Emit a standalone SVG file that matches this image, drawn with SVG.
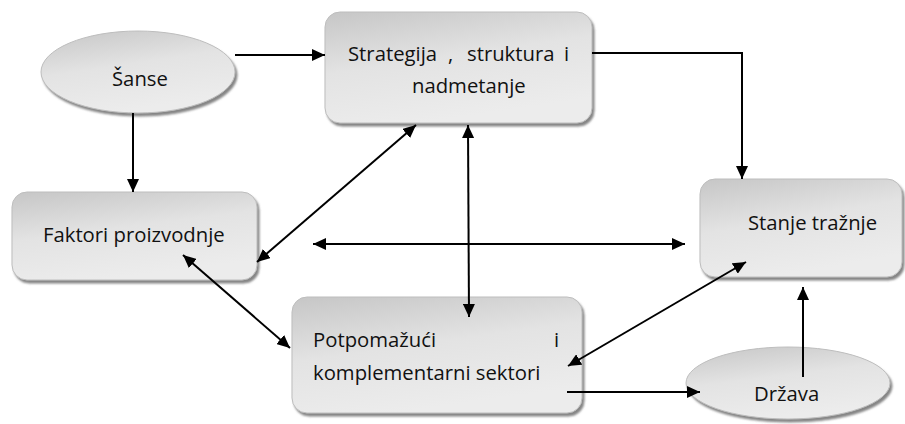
<svg xmlns="http://www.w3.org/2000/svg" width="905" height="424" viewBox="0 0 905 424">
<style>
.lbl{font-family:"Open Sans","Noto Sans","Liberation Sans",sans-serif;font-size:20.3px;fill:#111}
.box{fill:url(#g);stroke:#bdbdbd;stroke-width:1;filter:url(#sh)}
.con{fill:none;stroke:#000;stroke-width:2}
</style>
<defs>
<linearGradient id="g" x1="0" y1="0" x2="0.35" y2="1">
<stop offset="0" stop-color="#c6c6c6"/>
<stop offset="0.5" stop-color="#e3e3e3"/>
<stop offset="1" stop-color="#ececec"/>
</linearGradient>
<filter id="sh" x="-10%" y="-10%" width="125%" height="130%">
<feDropShadow dx="2" dy="3" stdDeviation="1" flood-color="#707070" flood-opacity="0.85"/>
</filter>
<marker id="ah" markerUnits="userSpaceOnUse" markerWidth="14" markerHeight="12" refX="13" refY="6" orient="auto-start-reverse">
<path d="M0,0 L13,6 L0,12 z" fill="#000"/>
</marker>
</defs>
<g id="sanse">
<ellipse class="box" cx="138" cy="72" rx="97" ry="41"/>
<text class="lbl" x="112" y="86">Šanse</text>
</g>
<g id="strategija">
<rect class="box" x="325" y="12" width="267" height="111" rx="15"/>
<text class="lbl" y="61"><tspan x="348">Strategija</tspan><tspan x="448">,</tspan><tspan x="467">struktura</tspan><tspan x="564">i</tspan></text>
<text class="lbl" x="412" y="93">nadmetanje</text>
</g>
<g id="faktori">
<rect class="box" x="12" y="192" width="245" height="88" rx="15"/>
<text class="lbl" x="43" y="242">Faktori proizvodnje</text>
</g>
<g id="stanje">
<rect class="box" x="700" y="179" width="202" height="98" rx="15"/>
<text class="lbl" x="748" y="230">Stanje tražnje</text>
</g>
<g id="potpomazuci">
<rect class="box" x="292" y="297" width="290" height="116" rx="15"/>
<text class="lbl" y="347"><tspan x="313">Potpomažući</tspan><tspan x="554">i</tspan></text>
<text class="lbl" x="313" y="380">komplementarni sektori</text>
</g>
<g id="drzava">
<ellipse class="box" cx="788" cy="383" rx="102" ry="36"/>
<text class="lbl" x="754" y="401">Država</text>
</g>
<g id="connectors">
<path class="con" d="M235,55 H325" marker-end="url(#ah)"/>
<path class="con" d="M133,113 V192" marker-end="url(#ah)"/>
<path class="con" d="M592,53 H742 V179" marker-end="url(#ah)"/>
<path class="con" d="M257,262 L416,125" marker-start="url(#ah)" marker-end="url(#ah)"/>
<path class="con" d="M468,125 L469,317" marker-start="url(#ah)" marker-end="url(#ah)"/>
<path class="con" d="M313,244 H685" marker-start="url(#ah)" marker-end="url(#ah)"/>
<path class="con" d="M183,255 L290,348" marker-start="url(#ah)" marker-end="url(#ah)"/>
<path class="con" d="M568,366 L746,262" marker-start="url(#ah)" marker-end="url(#ah)"/>
<path class="con" d="M567,392 H700" marker-end="url(#ah)"/>
<path class="con" d="M803,377 V287" marker-end="url(#ah)"/>
</g>
</svg>
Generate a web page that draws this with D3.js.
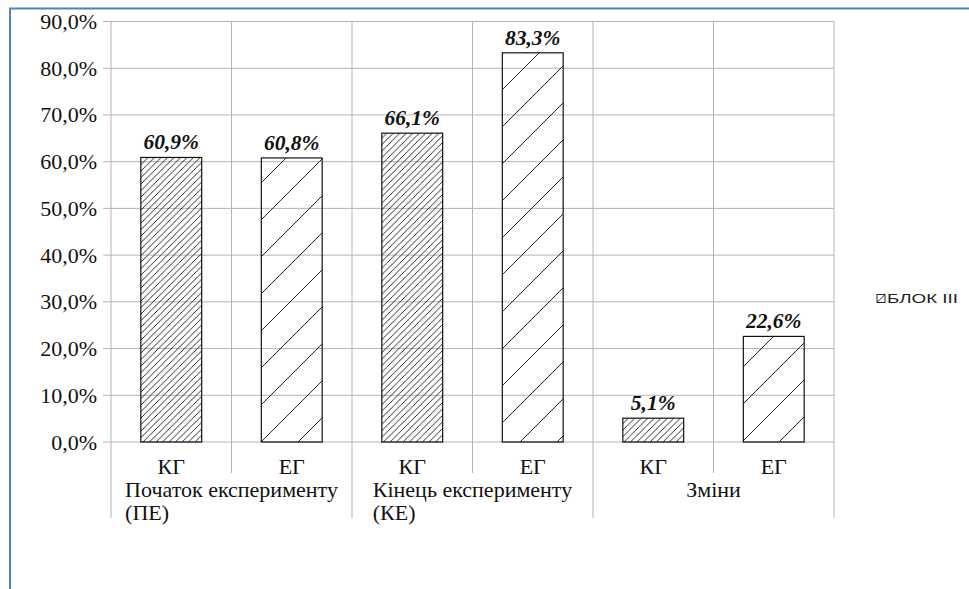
<!DOCTYPE html>
<html>
<head>
<meta charset="utf-8">
<script src="https://cdnjs.cloudflare.com/ajax/libs/d3/7.8.5/d3.min.js"></script>
</head>
<body style="margin:0">
<script>
/* DATA */
const groupLines = [["Початок експерименту", "(ПЕ)"], ["Кінець експерименту", "(КЕ)"], ["Зміни"]];
const subLabels = ["КГ", "ЕГ"];
const values = [60.9, 60.8, 66.1, 83.3, 5.1, 22.6];
const yTicks = [0, 10, 20, 30, 40, 50, 60, 70, 80, 90];
const seriesName = "БЛОК III";

/* CONSTANTS */
const width = 969, height = 589;
const plot = { left: 111, right: 834, top: 21.5, bottom: 442 };
const gridColor = "#b4b4b4";
const serif = "\"Liberation Serif\"";
const labelSize = 22;

const svg = d3.select("body")
  .append("svg")
  .attr("width", width)
  .attr("height", height);

// HATCH PATTERNS
const defs = svg.append("defs");
defs.append("pattern")
  .attr("id", "dense")
  .attr("patternUnits", "userSpaceOnUse")
  .attr("width", 6.5).attr("height", 6.5)
  .append("path")
  .attr("d", "M-1,7.5 L7.5,-1 M-1,1 L1,-1 M5.5,7.5 L7.5,5.5")
  .attr("stroke", "#111").attr("stroke-width", 0.9);
defs.append("pattern")
  .attr("id", "sparse")
  .attr("patternUnits", "userSpaceOnUse")
  .attr("width", 37).attr("height", 37)
  .append("path")
  .attr("d", "M-1,38 L38,-1 M-1,1 L1,-1 M36,38 L38,36")
  .attr("stroke", "#111").attr("stroke-width", 0.9);
defs.append("pattern")
  .attr("id", "legendHatch")
  .attr("patternUnits", "userSpaceOnUse")
  .attr("width", 8).attr("height", 8)
  .attr("x", 877).attr("y", 294.5)
  .append("path")
  .attr("d", "M0,8 L8,0")
  .attr("stroke", "#111").attr("stroke-width", 0.9);

// SCALES
const x = d3.scaleBand()
  .domain(d3.range(values.length))
  .range([plot.left, plot.right])
  .padding(0);
const y = d3.scaleLinear()
  .domain([0, 90])
  .range([plot.bottom, plot.top]);

// HORIZONTAL GRIDLINES (with tick stubs)
svg.selectAll("line.hgrid")
  .data(yTicks)
  .join("line")
  .attr("class", "hgrid")
  .attr("x1", plot.left - 8).attr("x2", plot.right)
  .attr("y1", d => y(d)).attr("y2", d => y(d))
  .attr("stroke", gridColor).attr("stroke-width", 1);

// VERTICAL GRIDLINES / CATEGORY SEPARATORS
svg.selectAll("line.vgrid")
  .data(d3.range(values.length + 1))
  .join("line")
  .attr("class", "vgrid")
  .attr("x1", i => i < values.length ? x(i) : plot.right)
  .attr("x2", i => i < values.length ? x(i) : plot.right)
  .attr("y1", plot.top)
  .attr("y2", i => i % 2 === 0 ? 518 : 473)
  .attr("stroke", gridColor).attr("stroke-width", 1);

// BARS
const barW = x.bandwidth() * 0.505;
svg.selectAll("rect.bar")
  .data(values)
  .join("rect")
  .attr("class", "bar")
  .attr("x", (d, i) => x(i) + (x.bandwidth() - barW) / 2)
  .attr("y", d => y(d))
  .attr("width", barW)
  .attr("height", d => y(0) - y(d))
  .attr("fill", (d, i) => i % 2 === 0 ? "url(#dense)" : "url(#sparse)")
  .attr("stroke", "#111")
  .attr("stroke-width", 1.2);

// Y TICK LABELS
svg.selectAll("text.ytick")
  .data(yTicks)
  .join("text")
  .attr("class", "ytick")
  .attr("x", 97)
  .attr("y", d => y(d) + 7.5)
  .attr("text-anchor", "end")
  .style("font-family", serif)
  .style("font-size", labelSize + "px")
  .style("fill", "#111")
  .text(d => d.toFixed(1).replace(".", ",") + "%");

// VALUE LABELS
svg.selectAll("text.value")
  .data(values)
  .join("text")
  .attr("class", "value")
  .attr("x", (d, i) => x(i) + x.bandwidth() / 2)
  .attr("y", d => y(d) - 8)
  .attr("text-anchor", "middle")
  .style("font-family", serif)
  .style("font-size", "21.5px")
  .style("font-weight", "bold")
  .style("font-style", "italic")
  .style("fill", "#111")
  .text(d => d.toFixed(1).replace(".", ",") + "%");

// SUB CATEGORY LABELS
svg.selectAll("text.sub")
  .data(values)
  .join("text")
  .attr("class", "sub")
  .attr("x", (d, i) => x(i) + x.bandwidth() / 2)
  .attr("y", 474)
  .attr("text-anchor", "middle")
  .style("font-family", serif)
  .style("font-size", labelSize + "px")
  .style("fill", "#111")
  .text((d, i) => subLabels[i % 2]);

// GROUP LABELS: block centred on the group, lines left aligned
const ctx = document.createElement("canvas").getContext("2d");
ctx.font = labelSize + "px \"Liberation Serif\"";
const flat = groupLines.flatMap((lines, g) => {
  const maxW = d3.max(lines, l => ctx.measureText(l).width);
  const left = x(g * 2) + x.bandwidth() - maxW / 2;
  return lines.map((l, i) => ({ text: l, x: left, line: i }));
});
svg.selectAll("text.group")
  .data(flat)
  .join("text")
  .attr("class", "group")
  .attr("x", d => d.x)
  .attr("y", d => 497 + d.line * 23)
  .style("font-family", serif)
  .style("font-size", labelSize + "px")
  .style("fill", "#111")
  .text(d => d.text);

// LEGEND
svg.append("rect")
  .attr("x", 877).attr("y", 294.5)
  .attr("width", 8).attr("height", 8)
  .attr("fill", "url(#legendHatch)")
  .attr("stroke", "#111").attr("stroke-width", 0.9);
svg.append("text")
  .attr("x", 887).attr("y", 302.5)
  .attr("textLength", 71)
  .attr("lengthAdjust", "spacingAndGlyphs")
  .style("font-family", "\"Liberation Sans\"")
  .style("font-size", "12px")
  .style("fill", "#222")
  .text(seriesName);

// FRAME
svg.append("path")
  .attr("d", `M10,${height} L10,8.5 L${width},8.5`)
  .attr("fill", "none")
  .attr("stroke", "#4f81bd")
  .attr("stroke-width", 2);
</script>
</body>
</html>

..............................

Find the word "with" and list each line it appears in.

WRITTEN SOLUTION:
Emit a standalone SVG file that matches this image, drawn with SVG.
Generate a web page that draws this with D3.js.
// HORIZONTAL GRIDLINES (with tick stubs)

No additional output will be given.